You must respond to a consumer request within 45 days. A possible 45-day extension is available if “reasonably necessary.”
Duties of Controllers
The CPA imposes seven “duties” on controllers. Broadly speaking, the CPA’s duties are:
- Duty of transparency: Controllers must provide consumers with a privacy notice detailing the controller’s processing activities.
- Duty of purpose specification: Controllers must specify the purposes for which they are collecting and processing personal data.
- Duty of data minimisation: Controllers must only collect personal information that is adequate, relevant, and limited to what is necessary in relation to a specified purpose.
- Duty to avoid secondary use: Unless reasonably necessary, controllers must not process personal data for further purposes that are incompatible with the specified original purpose for which it was collected.
- Duty of care: Controllers must take reasonable security measures to protect personal data.
- Duty to avoid unlawful discrimination: Controllers must not process personal data in violation of anti-discrimination law.
- Duty regarding sensitive data: Controllers must not process sensitive data about a consumer without the consumer’s consent.

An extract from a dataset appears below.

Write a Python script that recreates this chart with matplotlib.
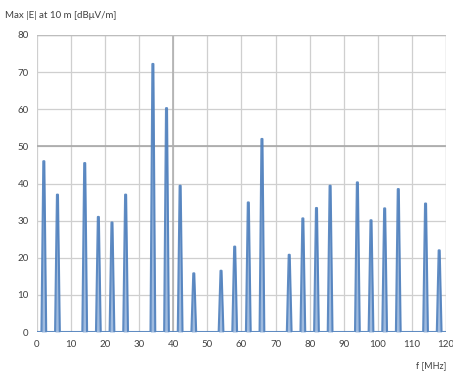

Data Protection Assessments
Controllers must undertake a “data protection assessment” if they’re planning to carry out certain data processing activity, including:
- Targeted advertising where there are reasonably foreseeable risks to the consumer
- Selling personal data
- Processing sensitive data
A data protection assessment involves weighing the risks and benefits of the processing operation and identifying reasonably foreseeable risks.
Enforcement
Violations of the CPA are punishable by a civil penalty of up to $2,000 per violation. The law does not contain a private right of action, meaning that consumers cannot take controllers to court for infringing their rights under the CPA.